*What the exercise asks:* Whenever a line below holds the word "this", copy that line.

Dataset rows
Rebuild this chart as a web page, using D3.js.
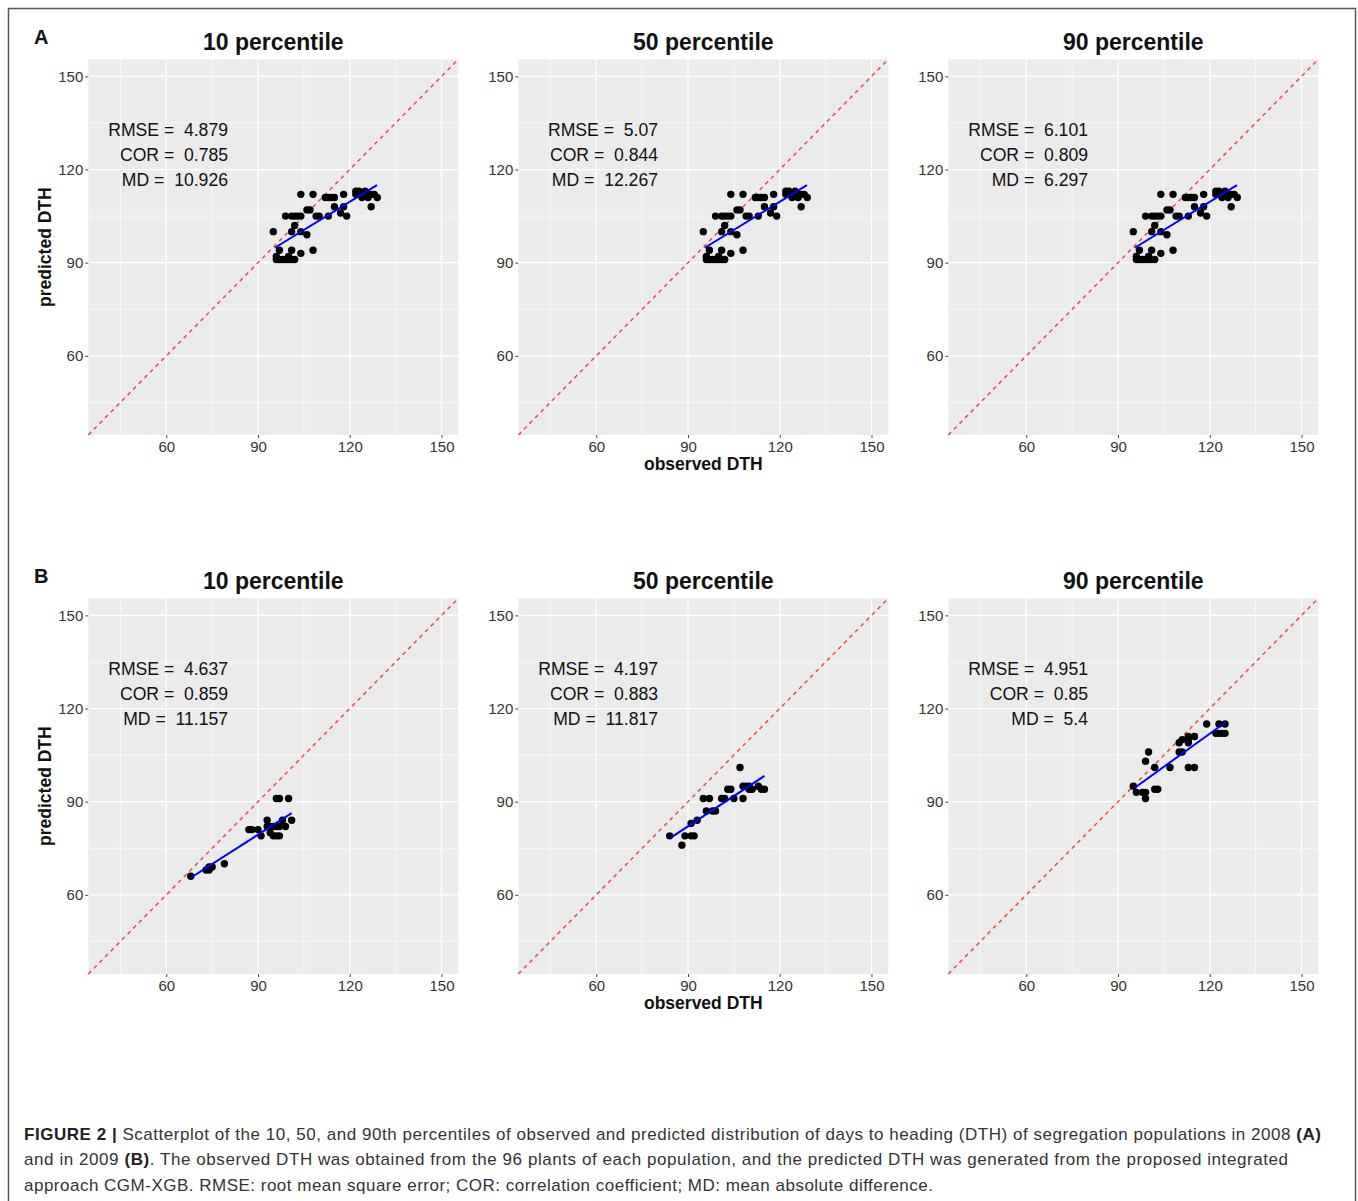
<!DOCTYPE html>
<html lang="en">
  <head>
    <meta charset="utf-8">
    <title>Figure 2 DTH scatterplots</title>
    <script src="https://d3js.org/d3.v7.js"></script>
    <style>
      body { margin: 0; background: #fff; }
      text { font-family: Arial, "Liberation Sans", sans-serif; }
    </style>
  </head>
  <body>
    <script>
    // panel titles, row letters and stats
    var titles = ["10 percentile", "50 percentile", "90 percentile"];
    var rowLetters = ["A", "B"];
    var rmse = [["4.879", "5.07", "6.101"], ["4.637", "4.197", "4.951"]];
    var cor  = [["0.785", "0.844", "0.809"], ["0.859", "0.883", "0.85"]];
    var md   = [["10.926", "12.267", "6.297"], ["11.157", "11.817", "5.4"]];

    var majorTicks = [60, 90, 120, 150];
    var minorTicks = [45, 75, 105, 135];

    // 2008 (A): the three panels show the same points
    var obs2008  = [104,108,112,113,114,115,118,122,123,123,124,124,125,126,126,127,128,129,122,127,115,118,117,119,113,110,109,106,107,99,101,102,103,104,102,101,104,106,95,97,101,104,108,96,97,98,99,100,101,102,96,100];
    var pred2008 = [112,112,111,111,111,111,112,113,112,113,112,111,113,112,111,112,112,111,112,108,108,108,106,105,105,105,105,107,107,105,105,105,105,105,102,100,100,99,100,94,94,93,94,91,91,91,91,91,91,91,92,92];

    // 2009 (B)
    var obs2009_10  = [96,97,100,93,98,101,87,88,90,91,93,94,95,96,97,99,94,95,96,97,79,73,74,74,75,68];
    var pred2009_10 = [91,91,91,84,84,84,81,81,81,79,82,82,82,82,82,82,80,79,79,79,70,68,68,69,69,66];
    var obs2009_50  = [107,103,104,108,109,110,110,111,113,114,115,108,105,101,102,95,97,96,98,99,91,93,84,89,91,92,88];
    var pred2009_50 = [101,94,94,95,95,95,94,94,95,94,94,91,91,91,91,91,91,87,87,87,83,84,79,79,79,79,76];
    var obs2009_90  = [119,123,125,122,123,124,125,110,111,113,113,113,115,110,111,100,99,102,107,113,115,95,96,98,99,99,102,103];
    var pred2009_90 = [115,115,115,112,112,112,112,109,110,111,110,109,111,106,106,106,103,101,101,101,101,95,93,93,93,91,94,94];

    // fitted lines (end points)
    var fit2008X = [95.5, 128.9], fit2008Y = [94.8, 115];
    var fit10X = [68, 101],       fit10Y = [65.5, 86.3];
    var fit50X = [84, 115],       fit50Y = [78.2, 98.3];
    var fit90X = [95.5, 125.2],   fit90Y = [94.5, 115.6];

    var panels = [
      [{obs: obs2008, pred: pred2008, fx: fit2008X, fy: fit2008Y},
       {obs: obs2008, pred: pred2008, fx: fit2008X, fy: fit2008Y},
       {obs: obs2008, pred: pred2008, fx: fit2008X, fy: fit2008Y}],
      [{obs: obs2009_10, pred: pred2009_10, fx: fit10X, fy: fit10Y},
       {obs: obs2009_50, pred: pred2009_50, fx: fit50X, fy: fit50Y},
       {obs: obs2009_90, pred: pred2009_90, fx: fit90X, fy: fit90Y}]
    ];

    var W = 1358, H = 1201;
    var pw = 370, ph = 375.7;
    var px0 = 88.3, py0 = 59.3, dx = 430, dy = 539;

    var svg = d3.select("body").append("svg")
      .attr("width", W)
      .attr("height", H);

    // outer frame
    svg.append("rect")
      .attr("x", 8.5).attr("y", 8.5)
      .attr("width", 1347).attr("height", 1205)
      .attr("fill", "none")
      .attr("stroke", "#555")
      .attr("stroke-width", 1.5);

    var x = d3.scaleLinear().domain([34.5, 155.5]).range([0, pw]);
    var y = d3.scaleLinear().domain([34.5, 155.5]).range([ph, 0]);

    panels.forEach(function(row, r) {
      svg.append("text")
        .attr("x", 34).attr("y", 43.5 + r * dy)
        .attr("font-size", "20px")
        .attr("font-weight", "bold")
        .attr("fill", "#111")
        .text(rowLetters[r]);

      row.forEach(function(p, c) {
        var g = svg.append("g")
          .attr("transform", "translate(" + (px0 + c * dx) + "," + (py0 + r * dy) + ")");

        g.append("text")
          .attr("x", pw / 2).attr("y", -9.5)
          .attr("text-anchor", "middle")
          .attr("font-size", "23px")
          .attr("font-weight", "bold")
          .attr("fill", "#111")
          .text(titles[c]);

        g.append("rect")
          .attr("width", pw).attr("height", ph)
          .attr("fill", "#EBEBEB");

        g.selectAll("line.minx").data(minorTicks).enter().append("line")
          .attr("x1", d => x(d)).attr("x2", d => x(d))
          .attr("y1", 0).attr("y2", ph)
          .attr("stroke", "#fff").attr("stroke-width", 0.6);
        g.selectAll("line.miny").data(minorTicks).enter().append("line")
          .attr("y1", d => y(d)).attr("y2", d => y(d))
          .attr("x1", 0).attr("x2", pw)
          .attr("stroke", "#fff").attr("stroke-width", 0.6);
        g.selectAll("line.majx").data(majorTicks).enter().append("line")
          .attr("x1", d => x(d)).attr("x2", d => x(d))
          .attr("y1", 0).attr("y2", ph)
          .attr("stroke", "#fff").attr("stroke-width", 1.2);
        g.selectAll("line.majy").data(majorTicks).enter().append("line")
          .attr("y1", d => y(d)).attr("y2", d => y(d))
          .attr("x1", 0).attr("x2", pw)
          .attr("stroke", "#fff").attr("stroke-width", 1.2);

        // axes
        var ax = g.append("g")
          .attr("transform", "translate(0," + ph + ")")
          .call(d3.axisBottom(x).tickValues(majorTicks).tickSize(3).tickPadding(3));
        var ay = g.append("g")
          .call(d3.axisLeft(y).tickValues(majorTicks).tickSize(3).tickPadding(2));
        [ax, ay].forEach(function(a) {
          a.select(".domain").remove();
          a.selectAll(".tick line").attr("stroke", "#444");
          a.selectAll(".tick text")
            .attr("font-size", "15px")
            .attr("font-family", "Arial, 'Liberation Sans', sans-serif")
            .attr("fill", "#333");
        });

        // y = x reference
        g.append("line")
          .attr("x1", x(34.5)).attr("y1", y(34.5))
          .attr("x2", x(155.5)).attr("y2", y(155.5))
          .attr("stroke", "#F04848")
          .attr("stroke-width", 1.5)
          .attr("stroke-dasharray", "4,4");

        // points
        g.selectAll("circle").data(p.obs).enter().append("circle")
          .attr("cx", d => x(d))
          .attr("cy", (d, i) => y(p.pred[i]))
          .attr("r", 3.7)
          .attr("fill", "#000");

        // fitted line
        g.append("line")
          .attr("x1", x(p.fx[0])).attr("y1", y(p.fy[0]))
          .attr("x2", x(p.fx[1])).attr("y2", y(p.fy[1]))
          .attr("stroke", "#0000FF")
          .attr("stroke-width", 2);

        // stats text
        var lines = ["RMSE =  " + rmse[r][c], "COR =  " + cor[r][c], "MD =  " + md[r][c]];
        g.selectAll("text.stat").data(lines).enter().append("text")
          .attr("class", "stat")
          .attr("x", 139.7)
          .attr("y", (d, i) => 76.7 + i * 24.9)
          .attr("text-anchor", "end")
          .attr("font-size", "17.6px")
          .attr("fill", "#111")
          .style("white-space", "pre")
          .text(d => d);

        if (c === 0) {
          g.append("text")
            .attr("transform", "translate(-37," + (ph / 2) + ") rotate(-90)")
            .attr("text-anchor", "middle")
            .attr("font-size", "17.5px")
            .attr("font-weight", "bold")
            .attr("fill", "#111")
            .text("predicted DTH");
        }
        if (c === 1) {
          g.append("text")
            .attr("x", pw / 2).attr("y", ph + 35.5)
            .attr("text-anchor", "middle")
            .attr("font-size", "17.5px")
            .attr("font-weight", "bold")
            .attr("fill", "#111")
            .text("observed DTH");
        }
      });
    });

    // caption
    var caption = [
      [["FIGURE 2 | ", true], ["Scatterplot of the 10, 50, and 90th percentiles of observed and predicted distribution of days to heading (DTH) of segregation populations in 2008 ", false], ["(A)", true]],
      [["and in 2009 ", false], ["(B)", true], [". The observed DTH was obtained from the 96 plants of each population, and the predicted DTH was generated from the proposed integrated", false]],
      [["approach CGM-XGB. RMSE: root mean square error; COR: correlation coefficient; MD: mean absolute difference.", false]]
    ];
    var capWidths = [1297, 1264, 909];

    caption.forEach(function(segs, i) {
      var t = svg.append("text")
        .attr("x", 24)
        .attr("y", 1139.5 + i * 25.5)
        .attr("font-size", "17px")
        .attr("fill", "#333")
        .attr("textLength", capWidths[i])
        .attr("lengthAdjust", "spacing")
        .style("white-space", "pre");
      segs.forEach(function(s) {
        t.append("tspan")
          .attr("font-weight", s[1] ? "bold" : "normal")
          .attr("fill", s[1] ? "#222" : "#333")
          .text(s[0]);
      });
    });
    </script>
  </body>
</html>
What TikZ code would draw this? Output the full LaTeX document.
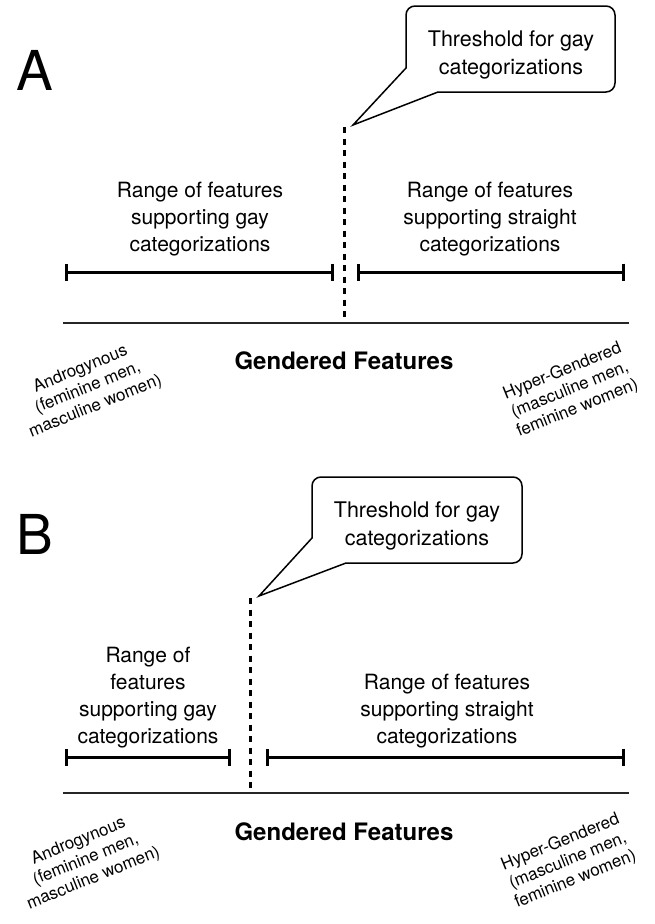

*The answer:*
Rebuild this chart as a web page, using D3.js.
What TikZ code would draw this? Output the full LaTeX document.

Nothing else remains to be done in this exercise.